Mots-clés : email, preuve, acte
Un E-mail peut-il constituer une preuve recevable ?
L’e-mail a rapidement pris une place très importante dans les échanges entre les individus, que ce soit à titre privé ou professionnel. La question de la recevabilité de l’e-mail comme mode de preuve s’est donc rapidement posée. Tout d’abord extrêmement réticents, compte tenu notamment de l’incertitude pesant sur l’identité même de l’expéditeur, les Tribunaux se sont peu à peu habitués à prendre en considération ces écrits, avant que le législateur intervienne. Deux situations distinctes doivent cependant être analysées.
1. E-mail comme preuve d’un acte juridique
Il convient à titre liminaire de rappeler que, si entre commerçant la preuve est libre, l’article 1341 du Code Civil prévoit que lorsqu’un particulier s’engage pour une valeur supérieure à 1.500 €, un contrat écrit doit être régularisé. Dès lors, dans tous les cas où la preuve est libre, il est concevable d’envisager de la rapporter par l’utilisation d’un e-mail. Toutefois il convient de veiller à ce que l’e-mail réponde à la triple exigence d’intelligibilité, d’intégrité et d’identification. L’écueil le plus fréquent est en effet d’attribuer à une personne déterminée l’envoi d’un e-mail.
Par ailleurs les lois des 13 mars 2000 et 21 juin 2004 sont venues considérablement élargir le champs d’utilisation de la communication électronique dans la formation des contrats. L'article 1316-1 du Code civil dispose désormais : « L'écrit sous forme électronique est admis en preuve au même titre que l'écrit sur support papier, sous réserve que puisse être dûment identifiée la personne dont il émane et qu'il soit établi et conservé dans des conditions de nature à en garantir l'intégrité ». La volonté d’une partie à contracter se traduit, dans le cadre d’un écrit sous forme papier par l’apposition de sa signature. Dans le cadre d’un contrat prenant la forme d’un écrit numérique l’article 1316-4 du Code Civil prévoit que la signature consiste alors en l'usage d'un procédé fiable d'identification garantissant son lien avec l'acte auquel elle s'attache. La fiabilité de ce procédé est présumée, jusqu'à preuve contraire, lorsque la signature électronique est créée, l'identité du signataire assurée et l'intégrité de l'acte garantie.
Enfin s’est posée la question de la validité d’actes juridiques unilatéraux dont la seule manifestation a pour support un e-mail. Ainsi la Cour d'appel de Paris a eu à se prononcer sur la validité d’une démission adressée par e-mail à l’employeur (Cour d’Appel de Paris, 18e ch., 16 nov. 2001).

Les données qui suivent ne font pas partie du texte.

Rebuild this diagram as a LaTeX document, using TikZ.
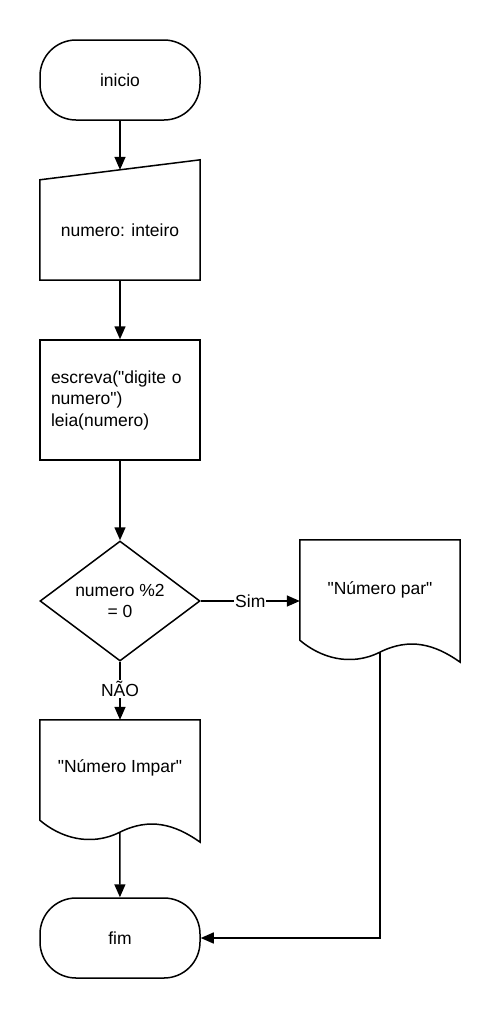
\documentclass[tikz,border=0pt]{standalone}
\usepackage{fontspec}
\newfontfamily\arialfont{Liberation Sans}
\usepackage{tikz}
\usetikzlibrary{arrows.meta,calc,positioning,shapes.geometric}

\begin{document}
\begin{tikzpicture}[
  x=1pt, y=1pt,
  every node/.style={font=\arialfont\fontsize{17.5}{21.5}\selectfont},
  terminal/.style={draw, line width=1.5pt, rounded corners=36pt,
                   minimum width=160pt, minimum height=80pt},
  process/.style={draw, line width=1.5pt, minimum width=160pt,
                  minimum height=120pt, align=left, text width=138pt},
  decision/.style={diamond, draw, line width=1.5pt, minimum width=160pt,
                   minimum height=120pt, inner sep=0pt, aspect=1.33, align=center},
  docbox/.style={minimum width=160pt, minimum height=100pt, inner sep=0pt},
  outline/.style={line width=1.5pt, line join=miter},
  flow/.style={line width=1.5pt, -{Triangle[length=13pt, width=11pt]}},
  edgelabel/.style={fill=white, inner sep=1pt},
]
  \useasboundingbox (0,0) rectangle (500,-1018);

  % Start and input --------------------------------------------------------
  \node[terminal] (inicio) at (120,-80) {inicio};
  \node[docbox, minimum height=100pt] (entrada) at (120,-230) {numero: inteiro};
  \draw[outline] (entrada.south west) -- (entrada.north west)
    -- ($(entrada.north east)+(0,20)$) -- (entrada.south east) -- cycle;
  \coordinate (entrada-top) at ($(entrada.north)+(0,10)$);

  % Read the number ---------------------------------------------------------
  \node[process] (leitura) at (120,-400)
    {escreva("digite o\\numero")\\leia(numero)};

  % Test --------------------------------------------------------------------
  \node[decision] (teste) at (120,-601) {numero \%2\\= 0};

  % Outputs -----------------------------------------------------------------
  \node[docbox] (par) at (380,-590) {"Número par"};
  \draw[outline] (par.south west) -- (par.north west) -- (par.north east)
    -- ($(par.south east)+(0,-22)$)
    .. controls ($(par.south west)+(135,-4)$) and ($(par.south west)+(110,3)$)
    .. ($(par.south west)+(80,-12)$)
    .. controls ($(par.south west)+(50,-27)$) and ($(par.south west)+(20,-17)$)
    .. cycle;
  \coordinate (par-bot) at ($(par.south west)+(80,-12)$);

  \node[docbox] (impar) at (120,-768) {"Número Impar"};
  \draw[outline] ($(impar.south west)+(0,-2)$) -- ($(impar.north west)+(0,-2)$)
    -- ($(impar.north east)+(0,-2)$) -- ($(impar.south east)+(0,-24)$)
    .. controls ($(impar.south west)+(135,-6)$) and ($(impar.south west)+(110,1)$)
    .. ($(impar.south west)+(80,-14)$)
    .. controls ($(impar.south west)+(50,-29)$) and ($(impar.south west)+(20,-19)$)
    .. cycle;
  \coordinate (impar-top) at ($(impar.north)+(0,-2)$);
  \coordinate (impar-bot) at ($(impar.south west)+(80,-14)$);

  % End ---------------------------------------------------------------------
  \node[terminal] (fim) at (120,-938) {fim};

  % Connectors --------------------------------------------------------------
  \draw[flow] (inicio) -- (entrada-top);
  \draw[flow] (entrada) -- (leitura);
  \draw[flow] (leitura) -- (teste);
  \draw[flow] (teste.east) -- node[edgelabel] {Sim} (teste.east -| par.west);
  \draw[flow] (teste) -- node[edgelabel, pos=0.47] {NÃO} (impar-top);
  \draw[flow] (impar-bot) -- (fim);
  \draw[flow] (par-bot) |- (fim);
\end{tikzpicture}
\end{document}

Dans cette espèce, un salarié qui avait décidé de démissionner en adressant un e-mail à son employeur pour l’informer de ce choix. Le même salarié avait ensuite saisi le Conseil de Prud’hommes reprochant à son employeur d’avoir tenu compte de cette démission et de l'avoir remplacé. Le salarié, dans le cadre de sa défense avait expliqué qu’un e-mail étant une messagerie instantanée qui ne laissait pas de place à la réflexion ne pouvait être le support d’une démission qui doit résulter d’une manifestation claire et non équivoque de la part du salarié. La Cour d’Appel de PARIS a écarté les contestations du salarié. Il est à noter que, dans cette espèce, le salarié n’a jamais contesté avoir été le rédacteur du l’e-mail, ni remis en cause son contenu.
2. E-mail comme preuve d’un fait juridique
La difficulté majeure pour hisser l’e-mail au rang des preuves de fait juridiques est l’incertitude qui pèse sur l’identité de son auteur. En effet il est particulièrement aisé d’usurper l’identité numérique d’un individu pour laisser entendre qu’il aurait tenu tel propos ou commis tel fait. Ainsi pour utiliser un e-mail à titre de preuve, il faut être en mesure de démontrer qui en est l’auteur. Il convient de préciser que, dans les cas où l’e-mail est revêtu d’une signature électronique, son origine n’est pas contestable.
Il convient cependant de préciser que, en pratique, les e-mails sont peu contestés.